Minor Grand Trine
Definition
A Minor Grand Trine is a three-planet pattern: two planets form a trine (120°), and each of them also sextiles a third planet (60°), making an isosceles triangle on the chart wheel. The whole figure spans 180° of zodiac, with the trine running across the base and the apex planet sextile to both base planets. It is distinct from the full Grand Trine, which needs three trines closing into a 360° equilateral triangle.
In Tradition
Modern Western astrologers read the Minor Grand Trine as a flowing, opportunity-rich pattern that — unlike the full Grand Trine — keeps some active push, through the sextile and through the apex focus. Bil Tierney's Dynamics of Aspect Analysis treats it as an integrative pattern; Robert Hand and Sue Tompkins discuss it as a less common but useful pattern in modern Western interpretation.
In Practice
The practitioner identifies the configuration by scanning for any trine pair, then checking whether a third planet sextiles both ends of it — within the usual orbs of 6-8° for the trine and 4-6° for the sextiles. The apex planet is read as the focal channel through which the trine's flow comes out.

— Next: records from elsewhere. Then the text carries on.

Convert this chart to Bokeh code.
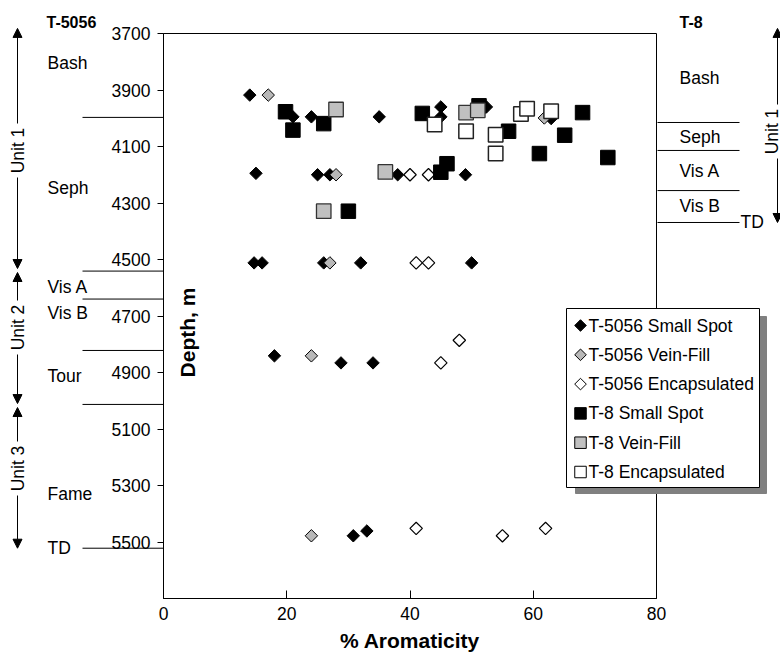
import numpy as np
from bokeh.plotting import figure
from bokeh.models import (Range1d, Label, Arrow, NormalHead, BoxAnnotation,
                          FixedTicker, LinearAxis)
from bokeh.embed import file_html
from bokeh.resources import INLINE

# ---- measurements: % aromaticity vs depth (m) ----
t5056_small_x = [14, 21, 24, 35, 45, 45, 52.4, 62.9,
                 15, 25, 27, 38, 49,
                 14.7, 16, 26, 32, 50,
                 18, 28.8, 34,
                 30.8, 33]
t5056_small_depth = [3918, 3995, 3995, 3995, 3960, 3995, 3960, 4001,
                     4195, 4200, 4200, 4200, 4200,
                     4512, 4512, 4512, 4512, 4512,
                     4841, 4866, 4866,
                     5478, 5461]

t5056_vein_x = [17, 28, 27, 24, 24, 61.8]
t5056_vein_depth = [3918, 4200, 4512, 4841, 5478, 3999]

t5056_encap_x = [40, 43, 41, 43, 48, 45, 41, 55, 62]
t5056_encap_depth = [4200, 4200, 4512, 4512, 4786, 4866, 5452, 5478, 5452]

t8_small_x = [19.8, 21, 26, 42, 51.2, 56, 68, 65.1, 61, 72.1, 46, 45, 30]
t8_small_depth = [3977, 4042, 4019, 3983, 3956, 4046, 3980, 4060, 4125, 4139,
                  4161, 4191, 4329]

t8_vein_x = [28, 36, 26, 49.1, 51]
t8_vein_depth = [3969, 4190, 4329, 3980, 3972]

t8_encap_x = [44, 49.1, 53.9, 53.9, 58, 59, 62.9]
t8_encap_depth = [4022, 4046, 4058, 4125, 3985, 3966, 3975]

series_names = ["T-5056 Small Spot", "T-5056 Vein-Fill", "T-5056 Encapsulated",
                "T-8 Small Spot", "T-8 Vein-Fill", "T-8 Encapsulated"]

x_ticks = [0, 20, 40, 60, 80]
depth_ticks = [3700, 3900, 4100, 4300, 4500, 4700, 4900, 5100, 5300, 5500]

# formation tops / labels for each well (depth, m)
t5056_bounds = [3997, 4541, 4640, 4822, 5013, 5522]
t5056_names = ["Bash", "Seph", "Vis A", "Vis B", "Tour", "Fame", "TD"]
t5056_name_depth = [3803, 4248, 4599, 4691, 4911, 5329, 5522]
t5056_units = ["Unit 1", "Unit 2", "Unit 3"]
t5056_unit_span = [(3682, 4532), (4546, 5010), (5024, 5522)]

t8_bounds = [4015, 4114, 4256, 4369]
t8_names = ["Bash", "Seph", "Vis A", "Vis B", "TD"]
t8_name_depth = [3859, 4065, 4185, 4309, 4369]
t8_unit_span = (3682, 4369)

# ---- canvas geometry (plot box inside a full-canvas frame) ----
W, H = 780, 654
BOX_L, BOX_R, BOX_T, BOX_B = 163, 656, 33, 598
X_LO, X_HI = 0, 80
D_TOP, D_BOT = 3700, 5700
PX_X = (BOX_R - BOX_L) / (X_HI - X_LO)
PX_D = (BOX_B - BOX_T) / (D_BOT - D_TOP)
FONT = "Liberation Sans"
TXT = "17.5px"


def ax(px):
    """canvas column -> x value"""
    return X_LO + (px - BOX_L) / PX_X


def ay(py):
    """canvas row -> depth"""
    return D_TOP + (py - BOX_T) / PX_D


p = figure(width=W, height=H,
           x_range=Range1d(ax(0), ax(W)), y_range=Range1d(ay(H), ay(0)),
           x_axis_location=None, y_axis_location=None,
           output_backend="svg", toolbar_location=None,
           min_border=0, min_border_left=0, min_border_right=0,
           min_border_top=0, min_border_bottom=0,
           background_fill_color="white", border_fill_color="white")
p.outline_line_color = None
p.xgrid.visible = False
p.ygrid.visible = False

# plot box
p.add_layout(BoxAnnotation(left=X_LO, right=X_HI, top=D_TOP, bottom=D_BOT,
                           fill_alpha=0, line_color="black", line_width=1,
                           line_alpha=1, level="underlay"))

# % aromaticity axis, ticks pointing into the box
xaxis = LinearAxis(fixed_location=D_BOT, bounds=(X_LO, X_HI),
                   ticker=FixedTicker(ticks=x_ticks))
xaxis.major_tick_in = 8
xaxis.major_tick_out = 0
xaxis.minor_tick_line_color = None
xaxis.major_label_standoff = 8
xaxis.major_label_text_font = FONT
xaxis.major_label_text_font_size = TXT
xaxis.major_label_text_color = "black"
p.add_layout(xaxis, "below")

# depth axis, ticks outside
yaxis = LinearAxis(fixed_location=X_LO, bounds=(D_TOP, D_BOT),
                   ticker=FixedTicker(ticks=depth_ticks))
yaxis.major_tick_in = 0
yaxis.major_tick_out = 6
yaxis.minor_tick_line_color = None
yaxis.major_label_standoff = 7
yaxis.major_label_text_font = FONT
yaxis.major_label_text_font_size = TXT
yaxis.major_label_text_color = "black"
p.add_layout(yaxis, "left")
for a in (xaxis, yaxis):
    a.axis_line_color = "black"
    a.major_tick_line_color = "black"

# ---- data series ----
DIAMOND = 8.8
SQUARE = 14.5
rot = np.pi / 4
p.scatter(t5056_small_x, t5056_small_depth, marker="square", angle=rot,
          size=DIAMOND, fill_color="black", line_color="black", line_width=1)
p.scatter(t5056_vein_x, t5056_vein_depth, marker="square", angle=rot,
          size=DIAMOND, fill_color="#b8b8b8", line_color="black", line_width=1)
p.scatter(t5056_encap_x, t5056_encap_depth, marker="square", angle=rot,
          size=DIAMOND, fill_color="white", line_color="black", line_width=1.2)
p.scatter(t8_small_x, t8_small_depth, marker="square",
          size=SQUARE, fill_color="black", line_color="black", line_width=1)
p.scatter(t8_vein_x, t8_vein_depth, marker="square",
          size=SQUARE, fill_color="#c0c0c0", line_color="#333333", line_width=1.3)
p.scatter(t8_encap_x, t8_encap_depth, marker="square",
          size=SQUARE, fill_color="white", line_color="#222222", line_width=1.5)


def text(px, depth, s, size=TXT, bold=False, align="left", angle=0.0):
    p.add_layout(Label(x=ax(px), y=depth, text=s, angle=angle,
                       text_align=align, text_baseline="middle",
                       text_font=FONT, text_font_size=size,
                       text_font_style="bold" if bold else "normal",
                       text_color="black"))


# axis titles
text((BOX_L + BOX_R) / 2, ay(640), "% Aromaticity", size="21px", bold=True,
     align="center")
text(187, ay(332), "Depth, m", size="21px", bold=True, align="center",
     angle=np.pi / 2)


def unit_arrow(px, top_depth, bot_depth, mid_px, name, text_px=None):
    gap = 27
    head = dict(size=9, fill_color="black", line_color="black", line_width=1)
    p.add_layout(Arrow(x_start=ax(px), x_end=ax(px), y_start=ay(mid_px - gap),
                       y_end=top_depth, start=None, end=NormalHead(**head),
                       line_color="black", line_width=1))
    p.add_layout(Arrow(x_start=ax(px), x_end=ax(px), y_start=ay(mid_px + gap),
                       y_end=bot_depth, start=None, end=NormalHead(**head),
                       line_color="black", line_width=1))
    text(px if text_px is None else text_px, ay(mid_px), name, align="center",
         angle=np.pi / 2)


# ---- T-5056 column (left) ----
text(46, ay(22), "T-5056", size="16px", bold=True)
p.segment(x0=[ax(82)] * len(t5056_bounds), y0=t5056_bounds,
          x1=[X_LO] * len(t5056_bounds), y1=t5056_bounds,
          line_color="black", line_width=1)
for name, d in zip(t5056_names, t5056_name_depth):
    text(47, d, name)
for name, (d0, d1), m in zip(t5056_units, t5056_unit_span, [150, 327, 468]):
    unit_arrow(17, d0, d1, m, name)

# ---- T-8 column (right) ----
text(679, ay(22), "T-8", size="16px", bold=True)
p.segment(x0=[ax(BOX_R + 1)] * len(t8_bounds), y0=t8_bounds,
          x1=[ax(739)] * len(t8_bounds), y1=t8_bounds,
          line_color="black", line_width=1)
for name, d in zip(t8_names[:-1], t8_name_depth[:-1]):
    text(679, d, name)
text(740, t8_name_depth[-1], t8_names[-1])
unit_arrow(777, t8_unit_span[0], t8_unit_span[1], 131, "Unit 1", text_px=771)

# ---- legend with drop shadow ----
p.quad(left=[ax(575)], right=[ax(766)], top=[ay(316)], bottom=[ay(493)],
       fill_color="#808080", line_color="#808080", line_width=1)
p.quad(left=[ax(566)], right=[ax(759)], top=[ay(308)], bottom=[ay(487)],
       fill_color="white", line_color="black", line_width=1)

legend_marker = ["diamond", "diamond", "diamond", "square", "square", "square"]
legend_fill = ["black", "#b8b8b8", "white", "black", "#c0c0c0", "white"]
row0, step, swatch_px, text_px = 325, 29.3, 580, 588
for i, (name, mk, fill) in enumerate(zip(series_names, legend_marker, legend_fill)):
    cy = ay(row0 + i * step)
    if mk == "diamond":
        p.scatter([ax(swatch_px)], [cy], marker="square", angle=rot, size=8.2,
                  fill_color=fill, line_color="black", line_width=1)
    else:
        p.scatter([ax(swatch_px)], [cy], marker="square", size=11.5,
                  fill_color=fill, line_color="black", line_width=1)
    text(text_px, cy, name)

open("out.html", "w").write(file_html(p, INLINE))
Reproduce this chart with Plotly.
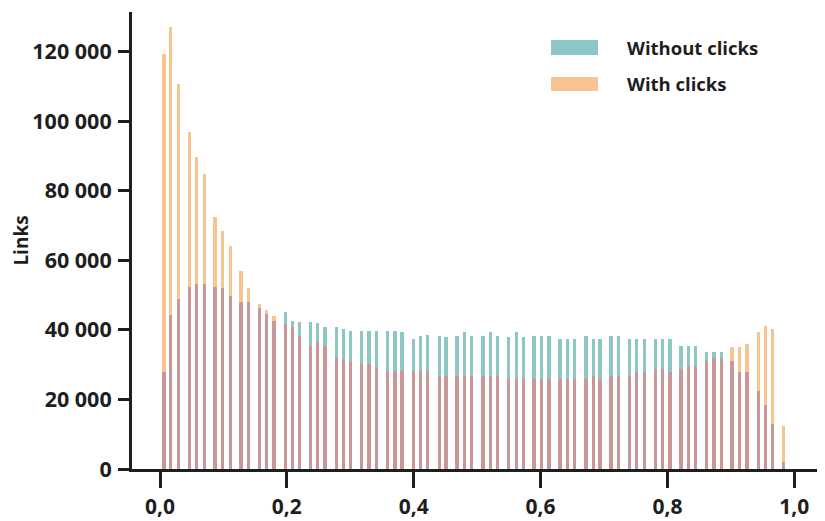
import plotly.graph_objects as go

# Bin centres (share of clicks) and link counts
bin_centers = [0.0063, 0.0169, 0.0289, 0.0462, 0.0579, 0.0694, 0.0867, 0.0988, 0.1104, 0.1277,
               0.1392, 0.1566, 0.1682, 0.1797, 0.1971, 0.2086, 0.2196, 0.2376, 0.2486, 0.2601,
               0.2775, 0.2890, 0.3006, 0.3180, 0.3295, 0.3416, 0.3590, 0.3705, 0.3815, 0.3989,
               0.4104, 0.4220, 0.4399, 0.4509, 0.4682, 0.4797, 0.4914, 0.5092, 0.5203, 0.5318,
               0.5497, 0.5613, 0.5728, 0.5896, 0.6018, 0.6133, 0.6306, 0.6421, 0.6538, 0.6716,
               0.6831, 0.6937, 0.7110, 0.7232, 0.7399, 0.7515, 0.7631, 0.7809, 0.7925, 0.8040,
               0.8214, 0.8329, 0.8445, 0.8619, 0.8734, 0.8849, 0.9018, 0.9133, 0.9254, 0.9428,
               0.9543, 0.9660, 0.9827]

without_clicks = [28000, 44400, 48900, 52300, 53200, 53200, 52300, 52100, 49800, 48000,
                  48000, 46300, 44600, 42700, 45100, 42700, 42400, 42200, 42000, 40800,
                  40800, 40300, 39800, 39800, 39800, 39800, 39800, 39800, 39400, 37400,
                  38300, 38500, 38300, 38000, 38300, 39500, 38300, 38300, 39500, 38300,
                  38000, 39400, 38000, 38300, 38300, 38300, 37400, 37400, 37400, 38300,
                  37400, 37400, 38300, 38300, 37400, 37400, 37400, 37400, 37400, 37400,
                  35500, 35500, 35500, 33600, 33600, 33600, 31100, 27800, 27900, 22300,
                  18400, 12900, 1900]

with_clicks = [119400, 127000, 110700, 96900, 89700, 84800, 72600, 68500, 64100, 56900,
               52000, 47500, 45800, 44100, 41700, 40800, 38200, 35500, 36600, 35500,
               32100, 31600, 31100, 30200, 30200, 29200, 28300, 28300, 28300, 28300,
               28300, 28300, 26800, 26800, 26800, 26800, 26800, 26800, 26800, 26800,
               25900, 25900, 25900, 25900, 25900, 25900, 25900, 25900, 25900, 25900,
               26800, 25900, 26800, 26800, 26800, 27800, 27800, 28800, 28800, 28000,
               28800, 29700, 29700, 31100, 31800, 31600, 35100, 35100, 36000, 39400,
               41100, 40300, 12500]

series_names = ["Without clicks", "With clicks"]
y_title = "Links"
x_tick_values = [0.0, 0.2, 0.4, 0.6, 0.8, 1.0]
y_tick_values = [0, 20000, 40000, 60000, 80000, 100000, 120000]

TEAL = "#8DC7C4"
ORANGE = "#F8C48F"
OVERLAP = "#C89899"
INK = "#1E1E1E"
FONT = "Open Sans"

overlap = [min(a, b) for a, b in zip(without_clicks, with_clicks)]
BAR_W = 0.0048

fig = go.Figure()
fig.add_trace(go.Bar(x=bin_centers, y=without_clicks, width=BAR_W, name=series_names[0],
                     marker=dict(color=TEAL, line=dict(width=0)), showlegend=False))
fig.add_trace(go.Bar(x=bin_centers, y=with_clicks, width=BAR_W, name=series_names[1],
                     marker=dict(color=ORANGE, line=dict(width=0)), showlegend=False))
fig.add_trace(go.Bar(x=bin_centers, y=overlap, width=BAR_W, name="overlap",
                     marker=dict(color=OVERLAP, line=dict(width=0)), showlegend=False,
                     hoverinfo="skip"))

W, H = 825, 521
OFF = 8  # page body margin offsets the figure inside the window
# desired plot-area edges in window pixels
LEFT, RIGHT, TOP, BOTTOM = 132, 818, 12, 469
ML, MT = LEFT - OFF, TOP - OFF
MR, MB = W - (RIGHT - OFF), H - (BOTTOM - OFF)
PW, PH = W - ML - MR, H - MT - MB
X0_PX, X_SCALE = 160, 634.3      # window px of x=0 and px per unit
Y_PER_PX = 287.6                 # links per pixel


def px(xp):
    return (xp - LEFT) / PW


def py(yp):
    return (BOTTOM - yp) / PH


# custom legend (wide swatches like the reference)
legend_items = [(series_names[0], TEAL, 40, 55), (series_names[1], ORANGE, 77, 91)]
shapes = []
annotations = []
for name, col, y0, y1 in legend_items:
    shapes.append(dict(type="rect", xref="paper", yref="paper",
                       x0=px(551), x1=px(598), y0=py(y1), y1=py(y0),
                       fillcolor=col, line=dict(width=0)))
    annotations.append(dict(text=f"<b>{name}</b>", xref="paper", yref="paper",
                            x=px(625), y=py((y0 + y1) / 2), xanchor="left", yanchor="middle",
                            showarrow=False, font=dict(family=FONT, size=18.5, color=INK)))

fig.update_layout(
    width=W, height=H,
    margin=dict(l=ML, r=MR, t=MT, b=MB, pad=0, autoexpand=False),
    paper_bgcolor="white", plot_bgcolor="white",
    barmode="overlay", bargap=0,
    separators=", ",
    font=dict(family=FONT, size=21, color=INK),
    shapes=shapes, annotations=annotations,
    showlegend=False,
)
fig.update_xaxes(
    automargin=False,
    range=[(LEFT - X0_PX) / X_SCALE, (RIGHT - X0_PX) / X_SCALE],
    tickvals=x_tick_values, tickformat=".1f",
    showgrid=False, zeroline=False,
    showline=True, linecolor=INK, linewidth=3,
    ticks="outside", ticklen=16, tickwidth=3, tickcolor=INK,
    tickfont=dict(family=FONT, size=21, color=INK, weight="bold"),
    ticklabelstandoff=1,
)
fig.update_yaxes(
    automargin=True,
    range=[0, PH * Y_PER_PX],
    tickvals=y_tick_values, tickformat=",d",
    showgrid=False, zeroline=False,
    showline=True, linecolor=INK, linewidth=3,
    ticks="outside", ticklen=11, tickwidth=3, tickcolor=INK,
    tickfont=dict(family=FONT, size=21.5, color=INK, weight="bold"),
    ticklabelstandoff=2,
    title=dict(text=f"<b>{y_title}</b>", font=dict(family=FONT, size=19, color=INK), standoff=9),
)

fig.write_html("out.html")
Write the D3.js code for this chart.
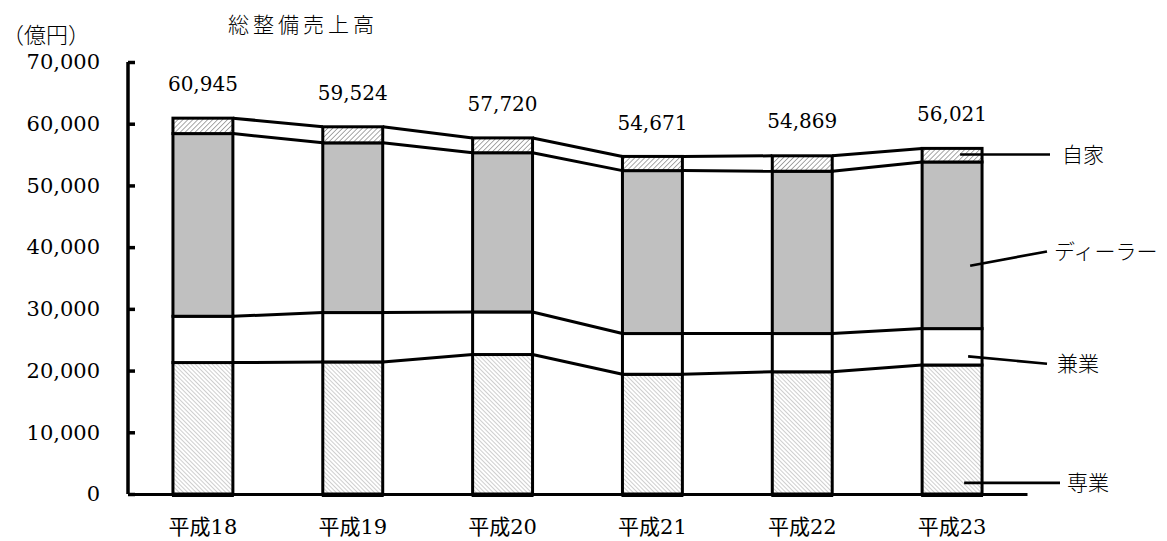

The configuration is read as a constructive resource, but one that needs the apex planet to be actively engaged before it does anything; left alone, it stays latent. Transits to the apex planet are tracked as the moments that switch it on. The pattern is not as common as the T-square or the Grand Trine.
Historical Origin
The Minor Grand Trine is a 20th-century named-pattern category, alongside the T-square, Grand Trine, Yod, Kite, and Mystic Rectangle. Bil Tierney's Dynamics of Aspect Analysis (CRCS 1993) gives it its canonical treatment; Sue Tompkins's Aspects in Astrology and Robert Hand's Horoscope Symbols extend the framing. Hellenistic and Arabic sources have no such named-pattern category.